Records with drawing code:

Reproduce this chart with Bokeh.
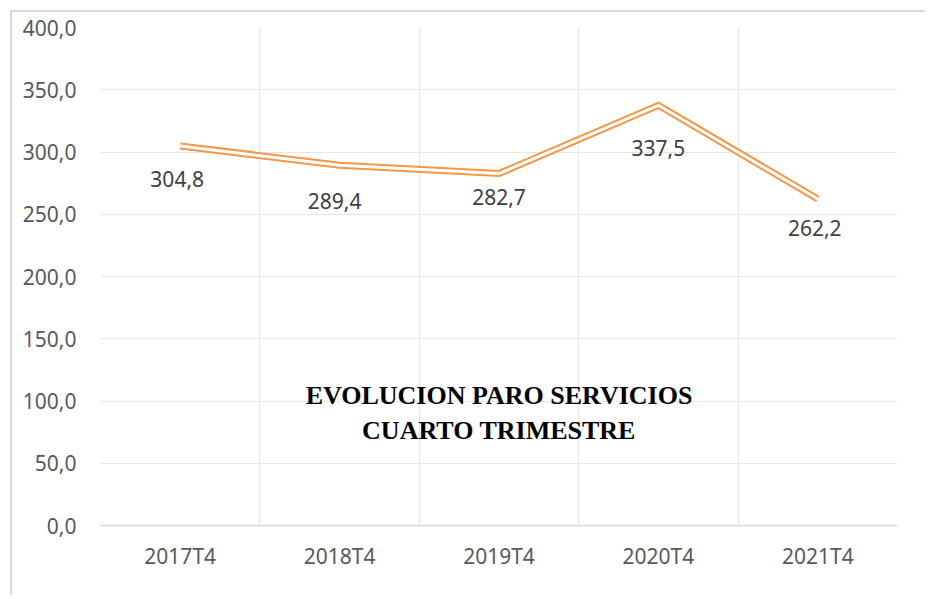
from bokeh.plotting import figure
from bokeh.models import (ColumnDataSource, Range1d, FixedTicker, Grid, LabelSet, Label,
                          CustomJSTickFormatter)
from bokeh.core.properties import value
from bokeh.embed import file_html
from bokeh.resources import INLINE

# ---- data ----
categories = ["2017T4", "2018T4", "2019T4", "2020T4", "2021T4"]
values = [304.8, 289.4, 282.7, 337.5, 262.2]
value_labels = ["304,8", "289,4", "282,7", "337,5", "262,2"]
y_ticks = [0, 50, 100, 150, 200, 250, 300, 350, 400]
title_lines = ["EVOLUCION PARO SERVICIOS", "CUARTO TRIMESTRE"]

# label placement (style)
label_dy = [-33, -36, -23, -43, -29]
label_dx = [-3, -5, 0, 0, -3]

xs = [i + 0.5 for i in range(len(categories))]

p = figure(width=915, height=585, output_backend="svg", toolbar_location=None,
           x_range=Range1d(0, len(categories)), y_range=Range1d(0, 400),
           min_border_left=88, min_border_right=30, min_border_top=15, min_border_bottom=72)
p.styles = {"border-left": "2px solid #d9d9d9", "border-top": "2px solid #d9d9d9",
            "margin-left": "10px", "margin-top": "10px"}
p.outline_line_color = None
p.background_fill_color = "white"
p.border_fill_color = "white"

# axes
p.xaxis.ticker = FixedTicker(ticks=xs)
p.xaxis.major_label_overrides = {x: c for x, c in zip(xs, categories)}
p.xaxis.axis_line_color = "#d9d9d9"
p.xaxis.axis_line_width = 1.5
p.xaxis.major_tick_line_color = None
p.xaxis.minor_tick_line_color = None
p.xaxis.major_label_text_font = "Noto Sans"
p.xaxis.major_label_text_font_size = "21px"
p.xaxis.major_label_text_color = "#595959"
p.xaxis.major_label_standoff = 10

p.yaxis.ticker = FixedTicker(ticks=y_ticks)
p.yaxis.formatter = CustomJSTickFormatter(code="return tick.toFixed(1).replace('.', ',');")
p.yaxis.axis_line_color = None
p.yaxis.major_tick_line_color = None
p.yaxis.minor_tick_line_color = None
p.yaxis.major_label_text_font = "Noto Sans"
p.yaxis.major_label_text_font_size = "21px"
p.yaxis.major_label_text_color = "#595959"
p.yaxis.major_label_standoff = 18

# grids
p.xgrid.visible = False
p.ygrid.grid_line_color = "#e6e6e6"
p.ygrid.grid_line_width = 1.2
vgrid = Grid(dimension=0, ticker=FixedTicker(ticks=list(range(len(categories) + 1))),
             grid_line_color="#e6e6e6", grid_line_width=1.2)
p.add_layout(vgrid)

src = ColumnDataSource(dict(x=xs, y=values, lab=value_labels, dx=label_dx, dy=label_dy))

# double line
p.line("x", "y", source=src, line_color="#F79646", line_width=7, line_join="miter")
p.line("x", "y", source=src, line_color="white", line_width=3, line_join="miter")

labels = LabelSet(x="x", y="y", text="lab", source=src, x_offset="dx", y_offset="dy",
                  text_align="center", text_baseline="middle",
                  text_font=value("Noto Sans"), text_font_size=value("21px"),
                  text_color="#404040")
p.add_layout(labels)

# title inside the plot
for txt, yv in zip(title_lines, [104.4, 76.3]):
    p.add_layout(Label(x=2.5, y=yv, text=txt, text_align="center", text_baseline="middle",
                       text_font="Liberation Serif", text_font_style="bold",
                       text_font_size="26px", text_color="black"))

open("out.html", "w").write(file_html(p, INLINE))
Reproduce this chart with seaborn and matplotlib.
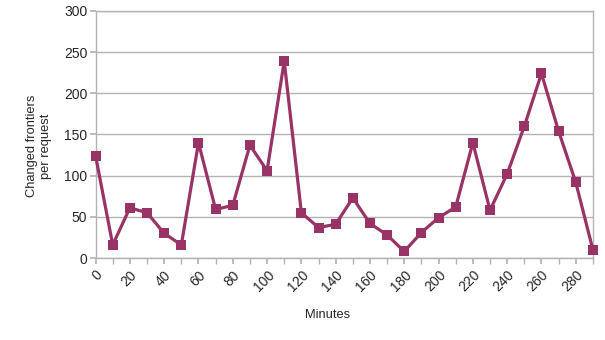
import pandas as pd
import matplotlib.pyplot as plt
import seaborn as sns

# --- dados ---
minutos = [0, 10, 20, 30, 40, 50, 60, 70, 80, 90, 100, 110, 120, 130, 140,
           150, 160, 170, 180, 190, 200, 210, 220, 230, 240, 250, 260, 270, 280, 290]
fronteiras = [124, 16, 61, 55, 30, 16, 140, 59, 64, 137, 106, 239, 55, 37, 41,
              73, 42, 28, 8, 31, 49, 62, 140, 58, 102, 160, 224, 154, 92, 10]
ticks_x = list(range(0, 290, 20))
ticks_y = [0, 50, 100, 150, 200, 250, 300]

COR = "#993366"
CINZA = "#b3b3b3"

sns.set_theme(style="white")
plt.rcParams['font.family'] = ['Liberation Sans', 'DejaVu Sans']

df = pd.DataFrame({'Minutes': minutos, 'Frontiers': fronteiras})

fig = plt.figure(figsize=(6.05, 3.4), dpi=100)
ax = fig.add_axes([0.158, 0.241, 0.822, 0.727])

sns.lineplot(data=df, x='Minutes', y='Frontiers', ax=ax, color=COR,
             linewidth=2.3, marker='s', markersize=7.5, markeredgewidth=0,
             clip_on=False, zorder=3)

ax.set_xlim(0, 290)
ax.set_ylim(0, 300)
ax.set_yticks(ticks_y)
ax.set_xticks(ticks_x)
ax.set_xticks(minutos, minor=True)
ax.set_xticklabels([str(t) for t in ticks_x], rotation=45, ha='right',
                   rotation_mode='anchor', fontsize=10)
ax.set_yticklabels([str(t) for t in ticks_y], fontsize=10)

ax.yaxis.grid(True, color=CINZA, linewidth=1)
ax.set_axisbelow(True)
for lado in ['left', 'right', 'bottom', 'top']:
    ax.spines[lado].set_color(CINZA)
    ax.spines[lado].set_linewidth(1)
ax.tick_params(axis='x', which='both', length=4, color=CINZA, bottom=True, pad=3)
ax.tick_params(axis='y', length=4, color=CINZA, left=True, pad=2)

ax.set_xlabel('Minutes', fontsize=9.3)
ax.set_ylabel('Changed frontiers\nper request', fontsize=9.3)
ax.xaxis.set_label_coords(0.467, -0.205)
ax.yaxis.set_label_coords(-0.088, 0.453)

fig.savefig('out.png', dpi=100)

Work to complete:
Exactly restate the lines from the beginning of the data through the line with "from bokeh.resources import INLINE", and no others, keeping pictures out.

Solution below:
Reproduce this chart with Bokeh.
from bokeh.plotting import figure
from bokeh.models import (ColumnDataSource, Range1d, FixedTicker, Grid, LabelSet, Label,
                          CustomJSTickFormatter)
from bokeh.core.properties import value
from bokeh.embed import file_html
from bokeh.resources import INLINE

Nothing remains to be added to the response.